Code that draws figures

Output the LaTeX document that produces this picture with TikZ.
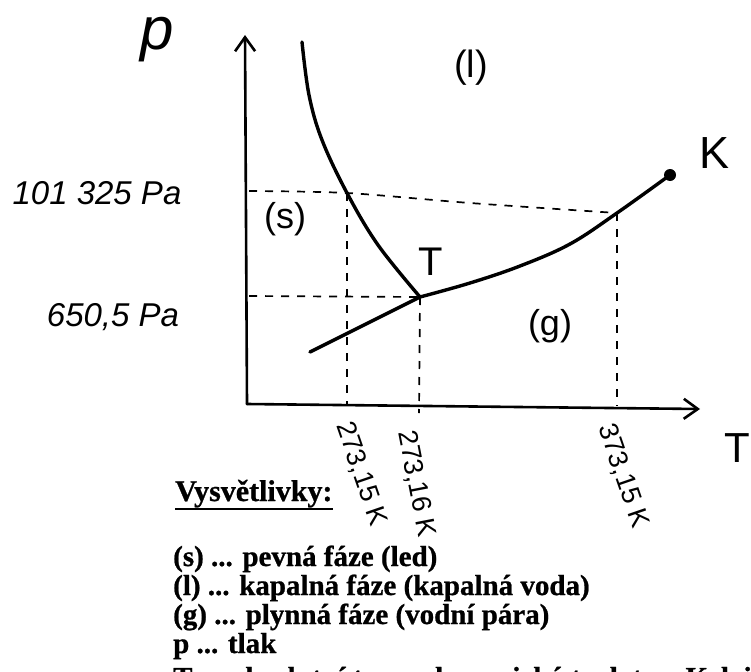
\documentclass[tikz,border=0pt]{standalone}
\usepackage{fontspec}
\setmainfont{Liberation Serif}[BoldFeatures={FakeBold=0.8}]
\newfontfamily\hand{Liberation Sans}
\usetikzlibrary{arrows.meta}
\begin{document}
\begin{tikzpicture}[x=1pt,y=-1pt,
  curve/.style={line width=3.4pt, line cap=round, line join=round},
  axisline/.style={line width=2.6pt, line cap=round,
    -{Straight Barb[length=14pt,width=20pt,line width=2.6pt]}},
  guide/.style={line width=1.7pt, dash pattern=on 8pt off 8pt},
  hw/.style={font=\hand, inner sep=0pt},
  leg/.style={font=\fontsize{29}{29}\selectfont\bfseries, anchor=base west, inner sep=0pt},
]
\useasboundingbox (0,0) rectangle (751,671);
\clip (0,0) rectangle (751,671);

% key points
\coordinate (O) at (247,404);
\coordinate (Ytip) at (245,35);
\coordinate (Xtip) at (700,409);
\coordinate (Tp) at (420,297);
\coordinate (Kp) at (670,175);
\coordinate (A) at (347,193);
\coordinate (B) at (617,213);
\coordinate (Ya) at (249,191);
\coordinate (Yt) at (249,296);
\coordinate (Xa) at (347,404);
\coordinate (Xt) at (419,413);
\coordinate (Xb) at (617,406);
\coordinate (Fs) at (302,42);
\coordinate (Ss) at (310,352);

% axes
\draw[axisline] (O) -- (Ytip);
\draw[axisline] (O) -- (Xtip);

% guide lines
\draw[guide] plot[smooth] coordinates {(Ya) (A) (470,203) (B)};
\draw[guide] (Yt) -- (Tp);
\draw[guide] (A) -- (Xa);
\draw[guide] (Tp) -- (Xt);
\draw[guide] (B) -- (Xb);

% phase boundaries
\draw[curve] plot[smooth, tension=0.6] coordinates {(Fs) (309,95) (322,140) (A) (378,245) (Tp)};
\draw[curve] plot[smooth, tension=0.6] coordinates {(Tp) (470,283) (520,266) (570,244) (B) (Kp)};
\draw[curve] (Ss) -- (Tp);
\fill (Kp) circle[radius=6pt];

% handwritten labels
\node[hw, font=\hand\itshape\fontsize{60}{60}\selectfont] (plab) at (157,40) {p};
\node[hw, font=\hand\fontsize{42}{42}\selectfont] (Tlab) at (737,448) {T};
\node[hw, font=\hand\fontsize{40}{40}\selectfont] (Tpl) at (431,262) {T};
\node[hw, font=\hand\fontsize{45}{45}\selectfont] (Klab) at (714,153) {K};
\node[hw, font=\hand\fontsize{38}{38}\selectfont] (liq) at (471,68) {(l)};
\node[hw, font=\hand\fontsize{36}{36}\selectfont] (sol) at (285,219) {(s)};
\node[hw, font=\hand\fontsize{36}{36}\selectfont] (gas) at (550,326) {(g)};
\node[hw, font=\hand\itshape\fontsize{33}{33}\selectfont] (p1) at (97,193) {101 325 Pa};
\node[hw, font=\hand\itshape\fontsize{33}{33}\selectfont] (p2) at (113,317) {650,5 Pa};
\node[hw, font=\hand\fontsize{27}{27}\selectfont, rotate=-71] (t1) at (361,474) {273,15 K};
\node[hw, font=\hand\fontsize{27}{27}\selectfont, rotate=-79] (t2) at (416,484) {273,16 K};
\node[hw, font=\hand\fontsize{27}{27}\selectfont, rotate=-71] (t3) at (623,476) {373,15 K};

% legend
\node[leg, font=\fontsize{30}{32}\selectfont\bfseries] (head) at (175,501) {Vysvětlivky:};
\draw[line width=2.5pt] ([yshift=-8pt]head.base west) -- ([yshift=-8pt]head.base east);
\node[leg] (l1) at (173,566) {(s) ... pevná fáze (led)};
\node[leg] (l2) at (173,595) {(l) ... kapalná fáze (kapalná voda)};
\node[leg] (l3) at (173,624) {(g) ... plynná fáze (vodní pára)};
\node[leg] (l4) at (173,653) {p ... tlak};
\node[leg] (l5) at (173,687) {T ... absolutní termodynamická teplota v Kelvinech};
\end{tikzpicture}
\end{document}
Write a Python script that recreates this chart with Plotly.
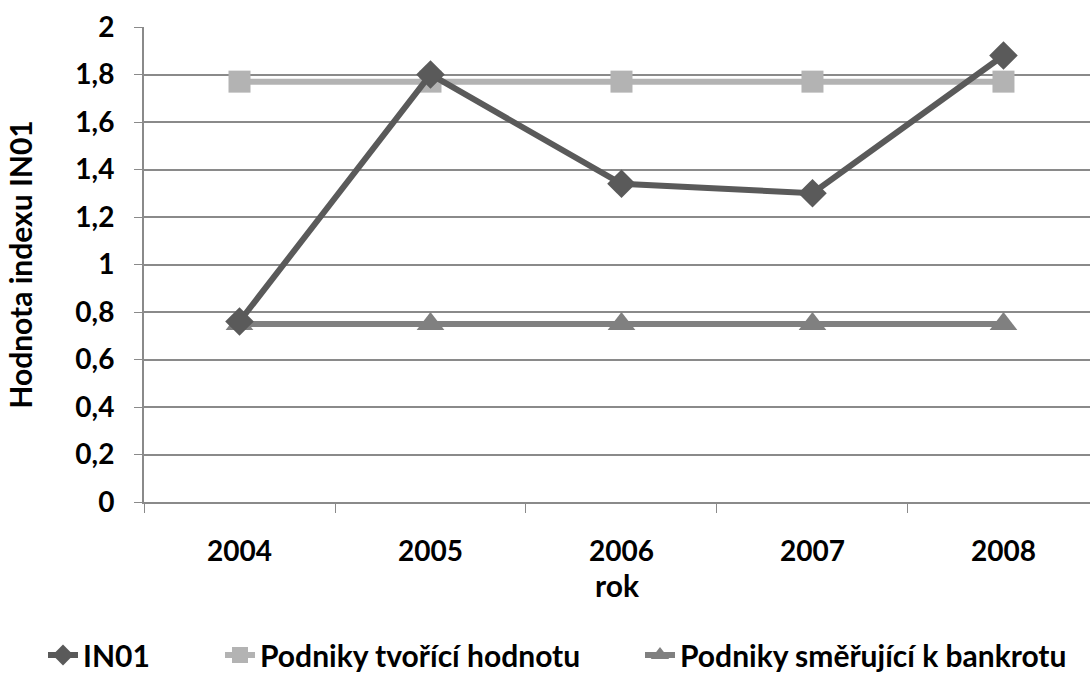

> _What you have to do_
Your task is to reproduce all of the material exactly. The pictures stay out.

> _Finished task_
Output the LaTeX document that produces this picture with TikZ.
\documentclass[tikz,border=0pt]{standalone}
\usepackage{fontspec}
\setmainfont{Liberation Serif}[BoldFeatures={FakeBold=0.8}]
\newfontfamily\hand{Liberation Sans}
\usetikzlibrary{arrows.meta}
\begin{document}
\begin{tikzpicture}[x=1pt,y=-1pt,
  curve/.style={line width=3.4pt, line cap=round, line join=round},
  axisline/.style={line width=2.6pt, line cap=round,
    -{Straight Barb[length=14pt,width=20pt,line width=2.6pt]}},
  guide/.style={line width=1.7pt, dash pattern=on 8pt off 8pt},
  hw/.style={font=\hand, inner sep=0pt},
  leg/.style={font=\fontsize{29}{29}\selectfont\bfseries, anchor=base west, inner sep=0pt},
]
\useasboundingbox (0,0) rectangle (751,671);
\clip (0,0) rectangle (751,671);

% key points
\coordinate (O) at (247,404);
\coordinate (Ytip) at (245,35);
\coordinate (Xtip) at (700,409);
\coordinate (Tp) at (420,297);
\coordinate (Kp) at (670,175);
\coordinate (A) at (347,193);
\coordinate (B) at (617,213);
\coordinate (Ya) at (249,191);
\coordinate (Yt) at (249,296);
\coordinate (Xa) at (347,404);
\coordinate (Xt) at (419,413);
\coordinate (Xb) at (617,406);
\coordinate (Fs) at (302,42);
\coordinate (Ss) at (310,352);

% axes
\draw[axisline] (O) -- (Ytip);
\draw[axisline] (O) -- (Xtip);

% guide lines
\draw[guide] plot[smooth] coordinates {(Ya) (A) (470,203) (B)};
\draw[guide] (Yt) -- (Tp);
\draw[guide] (A) -- (Xa);
\draw[guide] (Tp) -- (Xt);
\draw[guide] (B) -- (Xb);

% phase boundaries
\draw[curve] plot[smooth, tension=0.6] coordinates {(Fs) (309,95) (322,140) (A) (378,245) (Tp)};
\draw[curve] plot[smooth, tension=0.6] coordinates {(Tp) (470,283) (520,266) (570,244) (B) (Kp)};
\draw[curve] (Ss) -- (Tp);
\fill (Kp) circle[radius=6pt];

% handwritten labels
\node[hw, font=\hand\itshape\fontsize{60}{60}\selectfont] (plab) at (157,40) {p};
\node[hw, font=\hand\fontsize{42}{42}\selectfont] (Tlab) at (737,448) {T};
\node[hw, font=\hand\fontsize{40}{40}\selectfont] (Tpl) at (431,262) {T};
\node[hw, font=\hand\fontsize{45}{45}\selectfont] (Klab) at (714,153) {K};
\node[hw, font=\hand\fontsize{38}{38}\selectfont] (liq) at (471,68) {(l)};
\node[hw, font=\hand\fontsize{36}{36}\selectfont] (sol) at (285,219) {(s)};
\node[hw, font=\hand\fontsize{36}{36}\selectfont] (gas) at (550,326) {(g)};
\node[hw, font=\hand\itshape\fontsize{33}{33}\selectfont] (p1) at (97,193) {101 325 Pa};
\node[hw, font=\hand\itshape\fontsize{33}{33}\selectfont] (p2) at (113,317) {650,5 Pa};
\node[hw, font=\hand\fontsize{27}{27}\selectfont, rotate=-71] (t1) at (361,474) {273,15 K};
\node[hw, font=\hand\fontsize{27}{27}\selectfont, rotate=-79] (t2) at (416,484) {273,16 K};
\node[hw, font=\hand\fontsize{27}{27}\selectfont, rotate=-71] (t3) at (623,476) {373,15 K};

% legend
\node[leg, font=\fontsize{30}{32}\selectfont\bfseries] (head) at (175,501) {Vysvětlivky:};
\draw[line width=2.5pt] ([yshift=-8pt]head.base west) -- ([yshift=-8pt]head.base east);
\node[leg] (l1) at (173,566) {(s) ... pevná fáze (led)};
\node[leg] (l2) at (173,595) {(l) ... kapalná fáze (kapalná voda)};
\node[leg] (l3) at (173,624) {(g) ... plynná fáze (vodní pára)};
\node[leg] (l4) at (173,653) {p ... tlak};
\node[leg] (l5) at (173,687) {T ... absolutní termodynamická teplota v Kelvinech};
\end{tikzpicture}
\end{document}
Write a Python script that recreates this chart with Plotly.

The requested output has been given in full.